Probability of measuring two observables in a mixed state Lets say i have density Matrix on the usual base
$$ \rho = \left(
\begin{array}{cccc}
 \frac{3}{14} & \frac{3}{14} & 0 & 0 \\
 \frac{3}{14} & \frac{3}{14} & 0 & 0 \\
 0 & 0 & 0 & 0 \\
 0 & 0 & 0 & \frac{4}{7} \\
\end{array}
\right) $$
from this two states
$$|v_1\rangle=\frac{1}{\sqrt{2}}\left(
\begin{array}{c}
 1\\
 1  \\
 0  \\
 0  \\
\end{array}
\right);|v_2\rangle=\left(
\begin{array}{c}
 0\\
 0  \\
 0  \\
 1  \\
\end{array}
\right)$$ with weights $\frac{3}{7}$ and $\frac{4}{7}$ respectively
And two observables A and B
$$A=\left(
\begin{array}{cccc}
 1 & 0 & 0 & 0 \\
 0 & 1 & 0 & 0 \\
 0 & 0 & 2 & 0 \\
 0 & 0 & 0 & 2 \\
\end{array}
\right) $$
$$B=\left(
\begin{array}{cccc}
 3 & 0 & 0 & 0 \\
 0 & 4 & 0 & 0 \\
 0 & 0 & 3 & 0 \\
 0 & 0 & 0 & 4 \\
\end{array}
\right)
$$
If you measure $A$ and $B$ at the same time, what you are doing is measuring $A$ with some state and measuring $B$ with not necessarily the same state but it may be the same.
So if I am trying to measure probability of measuring 2 and 4, that is $p(2)\times p(4)$ ?
Thats $p(2) = \frac{4}{7} $ and $p(4) = \frac{11}{14}$ then obtaining the two at the same time is  $ \frac{4}{7}\times\frac{11}{14} = \frac{22}{49}$
What confuses me is, why is lower than $\frac{4}{7}$, since $|v_2\rangle$ has that chance of being measured, the other state just adds chances of measuring 4 with B.

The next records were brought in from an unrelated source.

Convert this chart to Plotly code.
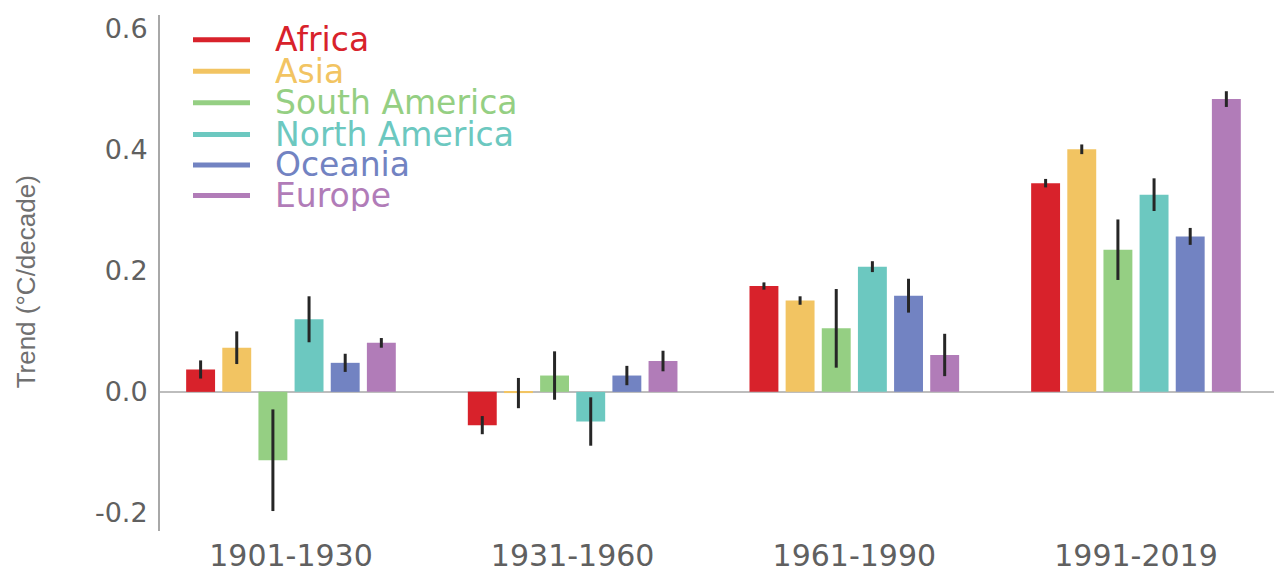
import plotly.graph_objects as go

# Warming trend per region and period (°C/decade) with uncertainty
periods = ["1901-1930", "1931-1960", "1961-1990", "1991-2019"]
regions = ["Africa", "Asia", "South America", "North America", "Oceania", "Europe"]
colors = ["#D8222B", "#F2C462", "#95CF83", "#6CC8C0", "#7283C2", "#B17CB8"]

africa = [0.037, -0.055, 0.175, 0.345]
asia = [0.073, -0.002, 0.151, 0.401]
south_america = [-0.113, 0.027, 0.105, 0.235]
north_america = [0.120, -0.049, 0.207, 0.326]
oceania = [0.048, 0.027, 0.159, 0.257]
europe = [0.081, 0.051, 0.061, 0.484]

africa_err = [0.015, 0.015, 0.006, 0.007]
asia_err = [0.027, 0.025, 0.007, 0.008]
south_america_err = [0.084, 0.040, 0.065, 0.050]
north_america_err = [0.038, 0.040, 0.009, 0.027]
oceania_err = [0.015, 0.016, 0.028, 0.014]
europe_err = [0.008, 0.017, 0.035, 0.013]

y_ticks = [-0.2, 0.0, 0.2, 0.4, 0.6]
y_tick_labels = ["-0.2", "0.0", "0.2", "0.4", "0.6"]

values = [africa, asia, south_america, north_america, oceania, europe]
errors = [africa_err, asia_err, south_america_err, north_america_err, oceania_err, europe_err]

W, H = 1274, 573
ML, MR, MT, MB = 160, 0, 15, 35
PW, PH = W - ML - MR, H - MT - MB


def px_x(px):
    return (px - ML) / PW


def px_y(py):
    return (H - MB - py) / PH


fig = go.Figure()
for name, col, v, e in zip(regions, colors, values, errors):
    fig.add_trace(go.Bar(
        x=periods, y=v, name=name,
        marker=dict(color=col, line=dict(width=0)),
        error_y=dict(type="data", array=e, visible=True,
                     color="#262626", thickness=3, width=0),
        showlegend=False,
    ))

# Legend drawn as coloured dashes with coloured labels, rows packed tightly
legend_rows = [40, 72, 104, 136, 167, 198]
annotations = []
shapes = []
for name, col, row in zip(regions, colors, legend_rows):
    annotations.append(dict(
        xref="paper", yref="paper", x=px_x(274), y=px_y(row),
        xanchor="left", yanchor="middle", valign="middle",
        height=31, borderpad=0,
        text=name, showarrow=False,
        font=dict(family="DejaVu Sans", size=33, color=col),
    ))
    shapes.append(dict(
        type="line", xref="paper", yref="paper",
        x0=px_x(193), x1=px_x(250), y0=px_y(row), y1=px_y(row),
        line=dict(color=col, width=5),
    ))

annotations.append(dict(
    xref="paper", yref="paper", x=px_x(26), y=px_y(286),
    xanchor="center", yanchor="middle", textangle=-90,
    text="Trend (°C/decade)", showarrow=False,
    font=dict(family="Liberation Sans", size=26, color="#707070"),
))

fig.update_layout(
    width=W, height=H,
    margin=dict(l=ML, r=MR, t=MT, b=MB),
    paper_bgcolor="white", plot_bgcolor="white",
    barmode="group", bargap=0.23, bargroupgap=0.2,
    annotations=annotations, shapes=shapes,
    showlegend=False,
)
fig.update_xaxes(
    range=[-0.465, 3.49], showgrid=False, showline=False, ticks="",
    tickfont=dict(family="DejaVu Sans", size=30, color="#606060"),
    ticklabelstandoff=4,
)
fig.update_yaxes(
    range=[-0.23, 0.623], tickvals=y_ticks, ticktext=y_tick_labels,
    showgrid=False, showline=True, linecolor="#A8A8A8", linewidth=2,
    zeroline=True, zerolinecolor="#BDBDBD", zerolinewidth=2,
    ticks="", ticklabelstandoff=5,
    tickfont=dict(family="DejaVu Sans", size=27, color="#606060"),
)

fig.write_html("out.html")
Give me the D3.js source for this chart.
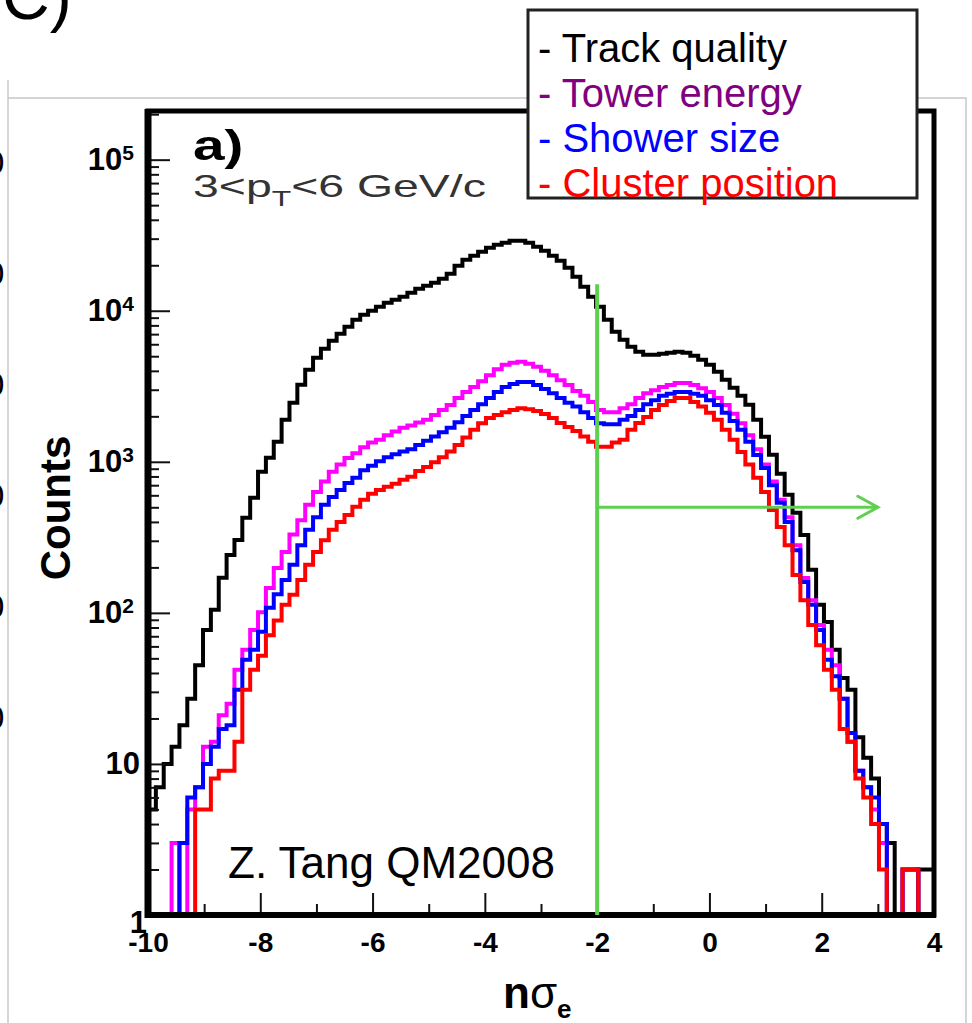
<!DOCTYPE html>
<html>
<head>
<meta charset="utf-8">
<script src="https://cdn.jsdelivr.net/npm/d3@7"></script>
<style>
  body { margin: 0; background: #fff; }
  svg { display: block; font-family: "Liberation Sans", Arial, Helvetica, sans-serif; }
</style>
</head>
<body>
<svg id="chart"></svg>
<script>
// histogram range (n sigma_e), 100 equal bins
const binLow = -10;
const binHigh = 4;

// counts per bin
const trackQuality = [
	5, 7, 10, 13, 18, 27, 45, 77, 105, 171,
	242, 304, 426, 578, 859, 1063, 1357, 1897, 2460, 3236,
	4065, 4886, 5600, 6327, 7046, 7835, 8713, 9412, 10000, 10620,
	11300, 11830, 12380, 13160, 13990, 14650, 15320, 16290, 17580, 19860,
	21770, 23130, 24590, 26140, 27360, 28200, 29100, 29100, 28200, 26540,
	24960, 23130, 21430, 19270, 16790, 14420, 12380, 10620, 8713, 7260,
	6427, 5775, 5350, 5115, 5115, 5195, 5270, 5350, 5270, 5035,
	4735, 4387, 3945, 3491, 3090, 2735, 2385, 1897, 1465, 1113,
	833, 605, 460, 328, 193, 113, 87, 57, 37, 31,
	15, 11, 8, 4, 3, 0, 0, 0, 2, 2
];
const towerEnergy = [
	0, 0, 0, 3, 0, 5, 7, 13, 14, 21,
	25, 42, 57, 77, 101, 146, 198, 253, 330, 410,
	520, 630, 740, 860, 960, 1060, 1140, 1250, 1340, 1400,
	1500, 1590, 1680, 1740, 1820, 1900, 2040, 2200, 2380, 2640,
	2900, 3130, 3410, 3740, 4100, 4390, 4520, 4600, 4460, 4260,
	4010, 3740, 3470, 3220, 2940, 2740, 2490, 2200, 2130, 2130,
	2260, 2400, 2640, 2840, 2980, 3130, 3220, 3320, 3320, 3220,
	3070, 2900, 2640, 2380, 2080, 1800, 1500, 1210, 960, 740,
	560, 430, 280, 170, 121, 83, 57, 45, 27, 14,
	9, 7, 5, 3, 0, 0, 2, 2, 0, 0
];
const showerSize = [
	0, 0, 0, 0, 3, 6, 7, 10, 13, 17,
	18, 31, 49, 57, 75, 108, 133, 165, 208, 280,
	355, 430, 520, 585, 650, 725, 785, 880, 940, 1010,
	1070, 1120, 1170, 1210, 1290, 1380, 1470, 1570, 1680, 1830,
	2010, 2200, 2400, 2640, 2900, 3130, 3270, 3370, 3370, 3220,
	3030, 2840, 2640, 2460, 2320, 2130, 1950, 1800, 1770, 1770,
	1900, 2010, 2200, 2400, 2560, 2740, 2820, 2900, 2900, 2820,
	2740, 2560, 2380, 2110, 1860, 1630, 1360, 1110, 910, 700,
	535, 400, 260, 160, 113, 77, 49, 38, 27, 16,
	9, 7, 6, 4, 0, 0, 2, 2, 0, 0
];
const clusterPosition = [
	0, 0, 0, 0, 0, 0, 5, 5, 8, 9,
	9, 14, 31, 42, 52, 71, 89, 113, 132, 165,
	208, 253, 303, 355, 400, 445, 505, 560, 615, 650,
	685, 715, 760, 795, 870, 925, 995, 1070, 1170, 1290,
	1450, 1630, 1800, 1950, 2040, 2130, 2200, 2260, 2230, 2170,
	2070, 1950, 1810, 1700, 1600, 1470, 1360, 1260, 1260, 1340,
	1400, 1630, 1810, 1980, 2200, 2380, 2530, 2640, 2640, 2490,
	2320, 2110, 1900, 1630, 1400, 1160, 960, 785, 630, 480,
	370, 280, 178, 121, 83, 61, 42, 31, 17, 14,
	8, 6, 4, 2, 0, 0, 2, 2, 0, 0
];

const seriesNames = ["Track quality", "Tower energy", "Shower size", "Cluster position"];
const lineColors = ["#000000", "#ff00ff", "#0000ff", "#ff0000"];
const legendColors = ["#000000", "#800080", "#0000ff", "#ff0000"];

const xMajorTicks = [-10, -8, -6, -4, -2, 0, 2, 4];
const xMinorTicks = [-9, -7, -5, -3, -1, 1, 3];
const yMajorTicks = [1, 10, 100, 1000, 10000, 100000];
const yMax = 2.1e5;

// cut marker
const cutValue = -2;
const cutTopCount = 15000;
const arrowCount = 500;
const arrowEnd = 3.0;

const width = 972;
const height = 1023;
const font = '"Liberation Sans", Arial, Helvetica, sans-serif';

const svg = d3.select('#chart')
	.attr('width', width)
	.attr('height', height);

// bits of the neighbouring panel that show at the edges
svg.append('text')
	.attr('x', 2).attr('y', 19)
	.attr('font-size', 66)
	.text('C)');

[174, 285, 396, 507, 618, 729].forEach(b => {
	svg.append('text')
		.attr('x', -5).attr('y', b)
		.attr('text-anchor', 'middle')
		.attr('font-size', 34)
		.text('0');
});

const grey = svg.append('g')
	.attr('stroke', '#c8c8c8')
	.attr('stroke-width', 1.5)
	.attr('fill', 'none');
grey.append('path').attr('d', 'M8,80V1023');
grey.append('path').attr('d', 'M8,98H966V1023');

const x = d3.scaleLinear().domain([binLow, binHigh]).range([148, 934]);
const y = d3.scaleLog().domain([1, yMax]).range([915, 111]);

// histograms
const nBins = trackQuality.length;
const binWidth = (binHigh - binLow) / nBins;
const series = [trackQuality, towerEnergy, showerSize, clusterPosition];

const line = d3.line()
	.x(d => x(d[0]))
	.y(d => d[1] > 0 ? y(d[1]) : y(1))
	.curve(d3.curveStepAfter);

series.forEach((values, k) => {
	const pts = values.map((v, i) => [binLow + i * binWidth, v]);
	pts.push([binHigh, values[nBins - 1]]);
	svg.append('path')
		.attr('d', line(pts))
		.attr('fill', 'none')
		.attr('stroke', lineColors[k])
		.attr('stroke-width', 4);
});

// axes, ROOT style ticks pointing inwards
const xMajor = svg.append('g')
	.attr('transform', `translate(0,${y(1)})`)
	.call(d3.axisBottom(x).tickValues(xMajorTicks).tickSize(-22).tickPadding(17)
		.tickFormat(d => String(d)));
const xMinor = svg.append('g')
	.attr('transform', `translate(0,${y(1)})`)
	.call(d3.axisBottom(x).tickValues(xMinorTicks).tickSize(-11).tickFormat(''));

const yMinorTicks = [];
yMajorTicks.forEach(d => {
	for (let m = 2; m <= 9; m++) {
		if (d * m <= yMax) yMinorTicks.push(d * m);
	}
});

const yMajor = svg.append('g')
	.attr('transform', `translate(${x(binLow)},0)`)
	.call(d3.axisLeft(y).tickValues(yMajorTicks).tickSize(-22).tickPadding(14).tickFormat(''));
const yMinor = svg.append('g')
	.attr('transform', `translate(${x(binLow)},0)`)
	.call(d3.axisLeft(y).tickValues(yMinorTicks).tickSize(-11).tickFormat(''));

[xMajor, xMinor, yMajor, yMinor].forEach(g => {
	g.select('.domain').remove();
	g.attr('font-family', font);
	g.selectAll('.tick line').attr('stroke', '#111').attr('stroke-width', 2);
});

xMajor.selectAll('.tick text')
	.attr('font-size', 28)
	.attr('font-weight', 'bold')
	.attr('fill', '#000');

yMajor.selectAll('.tick text')
	.attr('font-size', 31)
	.attr('font-weight', 'bold')
	.attr('fill', '#000')
	.each(function(d) {
		const t = d3.select(this);
		const p = Math.round(Math.log10(d));
		if (p === 0) {
			t.attr('x', -1).attr('dy', '0.55em').text('1');
		} else if (p === 1) {
			t.attr('x', -8).text('10');
		} else {
			t.append('tspan').text('10');
			t.append('tspan')
				.attr('dy', '-0.5em')
				.attr('font-size', 21)
				.text(p);
		}
	});

// frame
svg.append('rect')
	.attr('x', x(binLow)).attr('y', y(yMax))
	.attr('width', x(binHigh) - x(binLow))
	.attr('height', y(1) - y(yMax))
	.attr('fill', 'none')
	.attr('stroke', '#000')
	.attr('stroke-width', 5);
svg.append('line')
	.attr('x1', x(binLow)).attr('x2', x(binLow))
	.attr('y1', y(yMax) - 2).attr('y2', y(1) + 3)
	.attr('stroke', '#000').attr('stroke-width', 7);
svg.append('line')
	.attr('x1', x(binLow) - 3).attr('x2', x(binHigh) + 2)
	.attr('y1', y(1)).attr('y2', y(1))
	.attr('stroke', '#000').attr('stroke-width', 6);

// axis titles
svg.append('text')
	.attr('transform', 'translate(70,508) rotate(-90)')
	.attr('text-anchor', 'middle')
	.attr('font-size', 42)
	.attr('font-weight', 'bold')
	.text('Counts');

const xt = svg.append('text')
	.attr('x', 503).attr('y', 1008)
	.attr('font-size', 44);
xt.append('tspan').attr('font-weight', 'bold').text('n');
xt.append('tspan').text('σ');
xt.append('tspan').attr('dy', 10).attr('font-size', 26).attr('font-weight', 'bold').text('e');

// panel labels
svg.append('text')
	.attr('transform', 'translate(193,160) scale(1.35,1)')
	.attr('font-size', 42)
	.attr('font-weight', 'bold')
	.text('a)');

const pt = svg.append('text')
	.attr('transform', 'translate(193,197) scale(1.45,1)')
	.attr('font-size', 32)
	.attr('fill', '#333');
pt.append('tspan').text('3<p');
pt.append('tspan').attr('dy', 9).attr('font-size', 22).text('T');
pt.append('tspan').attr('dy', -9).text('<6 GeV/c');

svg.append('text')
	.attr('x', 228).attr('y', 878)
	.attr('font-size', 44)
	.text('Z. Tang QM2008');

// cut line and arrow
const green = svg.append('g')
	.attr('stroke', '#5fcf50')
	.attr('fill', 'none');
green.append('line')
	.attr('x1', x(cutValue)).attr('x2', x(cutValue))
	.attr('y1', y(cutTopCount)).attr('y2', y(1))
	.attr('stroke-width', 4);
green.append('line')
	.attr('x1', x(cutValue)).attr('x2', x(arrowEnd))
	.attr('y1', y(arrowCount)).attr('y2', y(arrowCount))
	.attr('stroke-width', 3);
green.append('polyline')
	.attr('points', [
		[x(arrowEnd) - 20, y(arrowCount) - 11],
		[x(arrowEnd), y(arrowCount)],
		[x(arrowEnd) - 20, y(arrowCount) + 11]
	].map(p => p.join(',')).join(' '))
	.attr('stroke-width', 3)
	.attr('stroke-linecap', 'round');

// legend
svg.append('rect')
	.attr('x', 528).attr('y', 10)
	.attr('width', 389).attr('height', 188)
	.attr('fill', '#fff')
	.attr('stroke', '#222')
	.attr('stroke-width', 3);

seriesNames.forEach((name, k) => {
	svg.append('text')
		.attr('x', 538)
		.attr('y', 62 + k * 45)
		.attr('font-size', 40)
		.attr('fill', legendColors[k])
		.text('- ' + name);
});
</script>
</body>
</html>
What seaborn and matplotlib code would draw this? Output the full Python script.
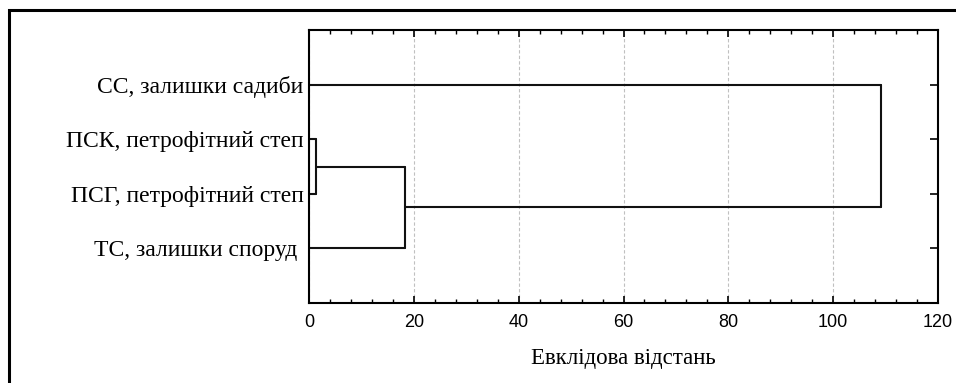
import matplotlib
matplotlib.use('agg')
import matplotlib.pyplot as plt
from matplotlib.patches import Rectangle
from matplotlib.ticker import MultipleLocator
import pandas as pd
import seaborn as sns

# leaves from top to bottom
labels = ['СС, залишки садиби', 'ПСК, петрофітний степ', 'ПСГ, петрофітний степ', 'ТС, залишки споруд ']
# merges: (node a, node b, distance); new nodes get ids 4, 5, ...
merge_a = [1, 4, 0]
merge_b = [2, 3, 5]
merge_dist = [1.3, 18.4, 109.2]
xlabel = 'Евклідова відстань'
xticks = [0, 20, 40, 60, 80, 100, 120]

def segments():
    ypos = {i: i + 1 for i in range(len(labels))}
    xpos = {i: 0.0 for i in range(len(labels))}
    rows = []
    seg = 0
    for k, (a, b, d) in enumerate(zip(merge_a, merge_b, merge_dist)):
        node = len(labels) + k
        for c in (a, b):
            rows.append((seg, xpos[c], ypos[c]))
            rows.append((seg, d, ypos[c]))
            seg += 1
        rows.append((seg, d, ypos[a]))
        rows.append((seg, d, ypos[b]))
        seg += 1
        ypos[node] = (ypos[a] + ypos[b]) / 2
        xpos[node] = d
    return pd.DataFrame(rows, columns=['seg', 'x', 'y'])

sns.set_style('white')
plt.rcParams['font.family'] = ['Liberation Serif', 'DejaVu Serif']
plt.rcParams['text.color'] = 'black'
plt.rcParams['axes.labelcolor'] = 'black'
plt.rcParams['xtick.color'] = 'black'
plt.rcParams['ytick.color'] = 'black'

fig = plt.figure(figsize=(9.56, 3.83), dpi=100)
ax = fig.add_axes([309 / 956, 1 - 303 / 383, (938 - 309) / 956, (303 - 30) / 383])

data = segments()
sns.lineplot(data=data, x='x', y='y', units='seg', estimator=None, sort=False,
             color='#111111', linewidth=1.5, ax=ax, legend=False)

ax.set_xlim(0, 120)
ax.set_ylim(len(labels) + 1, 0)
ax.xaxis.set_major_locator(MultipleLocator(20))
ax.xaxis.set_minor_locator(MultipleLocator(4))
ax.set_xticks(xticks)
ax.set_xticklabels([str(t) for t in xticks], fontfamily='Liberation Sans', fontsize=13)
ax.set_yticks(range(1, len(labels) + 1))
ax.set_yticklabels(labels, fontsize=17)
ax.tick_params(axis='x', which='major', direction='in', top=True, bottom=True, length=5, width=1.2, pad=8,
               color='black', labelcolor='black')
ax.tick_params(axis='x', which='minor', direction='in', top=True, bottom=True, length=3, width=1.0, color='black')
ax.tick_params(axis='y', left=False, right=True, labelleft=True, direction='in', length=6, width=1.2, pad=4,
               color='black', labelcolor='black')
ax.grid(axis='x', which='major', linestyle=(0, (3, 2)), color='#c0c0c0', linewidth=0.8)
for s in ax.spines.values():
    s.set_color('black')
    s.set_linewidth(1.5)
ax.set_xlabel(xlabel, fontsize=16.5, labelpad=12, color='black')
ax.set_ylabel('')

fig.add_artist(Rectangle((9 / 956, -0.1), 1.2, 1.1 - 9.5 / 383, transform=fig.transFigure,
                         fill=False, edgecolor='black', linewidth=2.2))

plt.savefig('out.png', dpi=100)
plt.close()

Whats really going on here?
 A: If you are measuring both observables at the same time (which is possible, since the two observables commute), then you have to do one measurement which measures both quantities. Therefore the measurement must result in one of the common eigenstates of $A$ and $B$. Now it turns out that $A$ and $B$ have an unique common set of eigenstates, which are just the basis states. Therefore the probabilities are just the diagonal elements of the density matrix, that is (naming $a$ the measurement result of $A$ and $b$ the measurement result of $B$):
$$\begin{aligned}
p(a=1 \land b=3) &= \frac{3}{14}\\
p(a=1 \land b=4) &= \frac{3}{14}\\
p(a=2 \land b=3) &= 0\\
p(a=2 \land b=4) &= \frac{4}{7}
\end{aligned}$$
Note that $p(a=2 \land b=4) \ne p(a=2)\cdot p(b=4)$ since the events are not independent of each other. But that's not specifically quantum; if you know $a=2$, you already know that $b$ must be $4$, while from learning $a=1$ you don't learn anything about the measurement result $b$. Already classical probability theory tells you that in that case, the product formula for the probabilities doesn't hold.
Indeed, given that there is a single combined measurement, you could split the measurement into two steps; first doing the measurement (which produces the values for $a$ and $b$), and then, reading the measurement results (which is a completely classical process, described by ordinary probability theory).